Néanmoins, la mise en scène, toujours assez élégante, ne parvient pas réellement à se démarquer. Chen Kaige est un formidable esthète, composant ses plans à la perfection, et illustrant très efficacement les pages du scénario, mais ne parvient jamais à le transcender avec sa caméra, à l’inverse de cinéastes comme Zhang Yimou, ou Jiang Wen.
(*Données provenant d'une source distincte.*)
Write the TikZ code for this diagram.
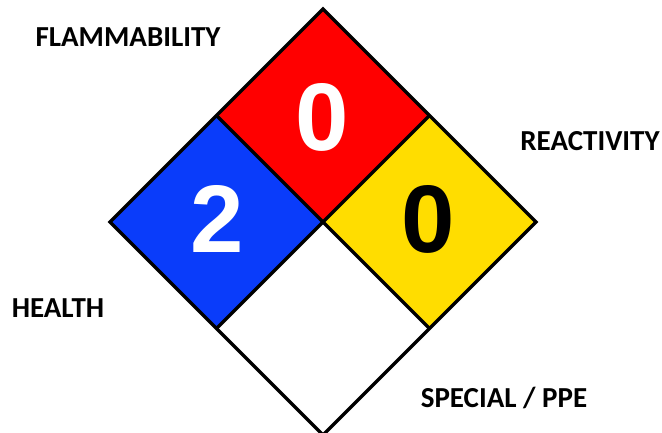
\documentclass[tikz,border=0pt]{standalone}
\usepackage{fontspec}
\setmainfont{Carlito}
\newfontfamily\digitfont{Liberation Sans}
\usetikzlibrary{calc}
\definecolor{nfpared}{RGB}{255,0,0}
\definecolor{nfpablue}{RGB}{10,60,250}
\definecolor{nfpayellow}{RGB}{255,221,0}
\tikzset{
	hazlabel/.style={font=\fontsize{29}{31}\selectfont\bfseries},
	haznum/.style={font=\digitfont\fontsize{96}{96}\selectfont\bfseries},
	edge/.style={line width=3.5pt,line join=miter}
}

\begin{document}
\begin{tikzpicture}[x=1pt,y=1pt]
		
		\useasboundingbox (0,0) rectangle (662,433);
		
		% Outer corners and centre
		\coordinate (C) at (323,211);
		\coordinate (T) at (323,424);
		\coordinate (B) at (323,-2);
		\coordinate (L) at (110,211);
		\coordinate (R) at (536,211);
		\coordinate (TL) at ($(T)!0.5!(L)$);
		\coordinate (TR) at ($(T)!0.5!(R)$);
		\coordinate (BL) at ($(B)!0.5!(L)$);
		\coordinate (BR) at ($(B)!0.5!(R)$);
		
		% Four coloured squares
		\fill[nfpared] (T) -- (TR) -- (C) -- (TL) -- cycle;
		\fill[nfpablue] (L) -- (TL) -- (C) -- (BL) -- cycle;
		\fill[nfpayellow] (R) -- (TR) -- (C) -- (BR) -- cycle;
		\fill[white] (B) -- (BL) -- (C) -- (BR) -- cycle;
		
		% Outlines
		\draw[edge] (T) -- (R) -- (B) -- (L) -- cycle;
		\draw[edge] (TL) -- (BR);
		\draw[edge] (TR) -- (BL);
		
		% Ratings
		\node[haznum,text=white] (fire) at (322,316) {0};
		\node[haznum,text=white] (health) at (217,214) {2};
		\node[haznum,text=black] (react) at (428,214) {0};
		
		% Labels
		\node[hazlabel] (flam) at (128,396) {FLAMMABILITY};
		\node[hazlabel] (reac) at (590,292) {REACTIVITY};
		\node[hazlabel] (heal) at (58,125) {HEALTH};
		\node[hazlabel] (spec) at (504,35) {SPECIAL / PPE};
		
	\end{tikzpicture}
\end{document}
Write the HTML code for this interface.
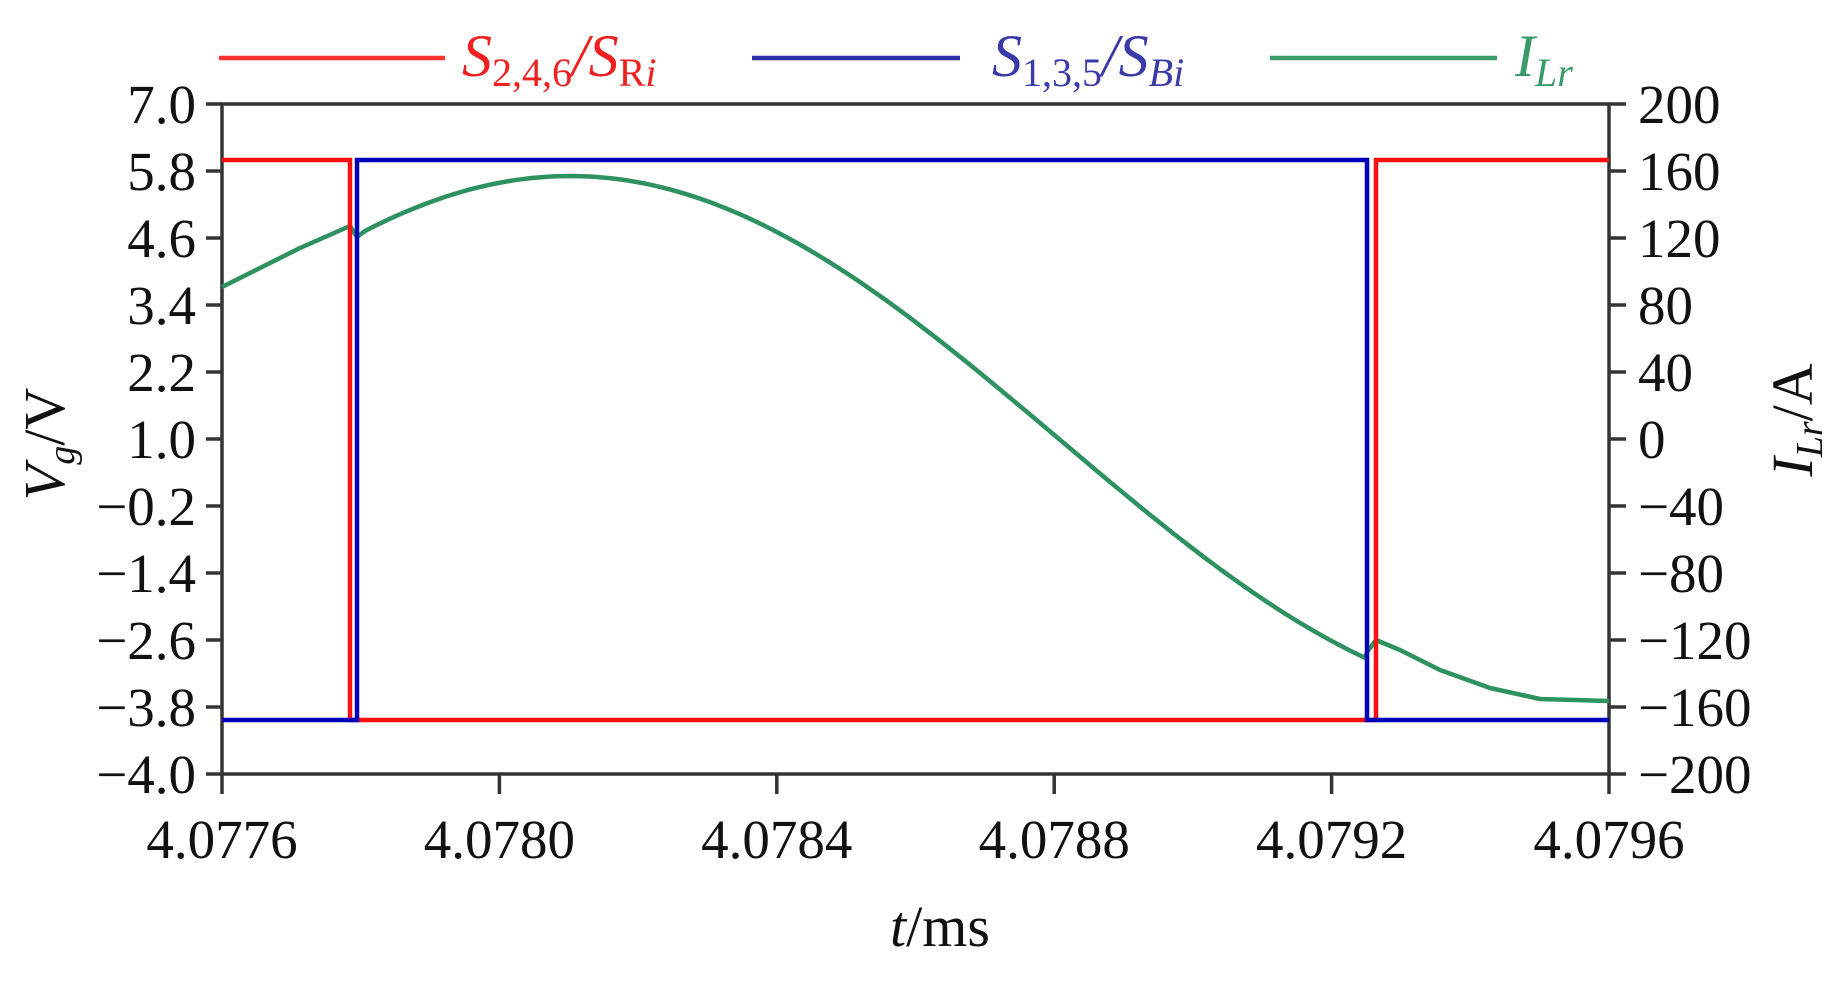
<!DOCTYPE html>
<html><head><meta charset="utf-8"><style>
html,body{margin:0;padding:0;background:#fff;}
svg{display:block;font-family:"Liberation Serif",serif;}
</style></head><body>
<svg id="s" width="1846" height="984" viewBox="0 0 1846 984" xmlns="http://www.w3.org/2000/svg">
<g stroke="#333" stroke-width="3.5" fill="none">
<rect x="222" y="104" width="1387" height="670"/>
</g>
<g id="ticks" stroke="#333" stroke-width="3.5"></g>
<g id="labels" font-size="55" fill="#111"></g>
<polyline id="green" fill="none" stroke="#2e9160" stroke-width="4.5" stroke-linejoin="round"/>
<polyline fill="none" stroke="#ff1010" stroke-width="4.5" points="222,160 350,160 350,720 1376,720 1376,160 1609,160"/>
<polyline fill="none" stroke="#0000b8" stroke-width="4.5" points="222,720 357,720 357,160 1367,160 1367,720 1609,720"/>
<!-- legend -->
<line x1="219" y1="58" x2="445" y2="58" stroke="#ff3030" stroke-width="4.5"/>
<text x="462" y="76" font-size="60" font-style="italic" fill="#ee2020">S<tspan font-size="40" dy="10" font-style="normal">2,4,6</tspan><tspan dy="-10">/S</tspan><tspan font-size="40" dy="10" font-style="normal">R</tspan><tspan font-size="40">i</tspan></text>
<line x1="752" y1="58" x2="960" y2="58" stroke="#3030a8" stroke-width="4.5"/>
<text x="992" y="76" font-size="60" font-style="italic" fill="#3a3aa8">S<tspan font-size="40" dy="10" font-style="normal">1,3,5</tspan><tspan dy="-10">/S</tspan><tspan font-size="40" dy="10">Bi</tspan></text>
<line x1="1270" y1="58" x2="1497" y2="58" stroke="#3a9a6a" stroke-width="4.5"/>
<text x="1515" y="76" font-size="60" font-style="italic" fill="#3a9a6a">I<tspan font-size="40" dy="10">Lr</tspan></text>
<!-- axis titles -->
<text x="940" y="946" font-size="58" text-anchor="middle" fill="#111"><tspan font-style="italic">t</tspan>/ms</text>
<text transform="translate(64,444) rotate(-90)" font-size="58" text-anchor="middle" fill="#111"><tspan font-style="italic">V</tspan><tspan font-style="italic" font-size="38" dy="10">g</tspan><tspan dy="-10">/V</tspan></text>
<text transform="translate(1812,420) rotate(-90)" font-size="58" text-anchor="middle" fill="#111"><tspan font-style="italic">I</tspan><tspan font-style="italic" font-size="38" dy="10">Lr</tspan><tspan dy="-10">/A</tspan></text>
</svg>
<script>
var NS="http://www.w3.org/2000/svg";
function el(p,t,a,txt){var e=document.createElementNS(NS,t);for(var k in a)e.setAttribute(k,a[k]);if(txt!=null)e.textContent=txt;document.getElementById(p).appendChild(e);}
var L=["7.0","5.8","4.6","3.4","2.2","1.0","\u22120.2","\u22121.4","\u22122.6","\u22123.8","\u22124.0"];
var R=["200","160","120","80","40","0","\u221240","\u221280","\u2212120","\u2212160","\u2212200"];
for(var i=0;i<11;i++){var y=104+i*67;
el("ticks","line",{x1:206,y1:y,x2:222,y2:y});
el("ticks","line",{x1:1609,y1:y,x2:1626,y2:y});
el("labels","text",{x:196,y:y+19,"text-anchor":"end"},L[i]);
el("labels","text",{x:1638,y:y+19},R[i]);}
var X=["4.0776","4.0780","4.0784","4.0788","4.0792","4.0796"];
for(var j=0;j<6;j++){var x=222+j*277.4;
el("ticks","line",{x1:x,y1:774,x2:x,y2:794});
el("labels","text",{x:x,y:858,"text-anchor":"middle"},X[j]);}
var pts=[[222,287],[260,268],[300,248],[350,226],[357,237]];
for(var x=365;x<=1367;x+=8){var I=157*Math.cos((x-570)/489*Math.PI/2);pts.push([x,439-1.675*I]);}
pts.push([1367,652],[1376,640],[1400,650],[1440,670],[1490,688],[1540,699],[1609,701]);
document.getElementById("green").setAttribute("points",pts.map(function(p){return p[0]+","+p[1].toFixed(1)}).join(" "));
</script>
</body></html>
Ceux-ci ont à l’époque également réalisé des films centrés sur ces mêmes périodes historiques (avec un traitement narratif plus passionnant et émouvant), et apportaient un soin esthétique indéniable, tout en proposant des idées de mise en scène tantôt flamboyantes, tantôt subtiles, faisant totalement corps avec leur propos.

En résulte un très beau drame historique, vraiment intéressant au regard de son contexte historique et de ses thématiques, porté par de grandes performances de la part de Leslie Cheung et Gong Li, mais qui manque un peu de folie et de virtuosité narrative et visuelle.

Adieu ma Concubine de Chen Kaige, 2h51, avec Leslie Cheung, Zhang Fengyi, Gong Li, et Ge You – Ressortie au cinéma le 16 août 2023.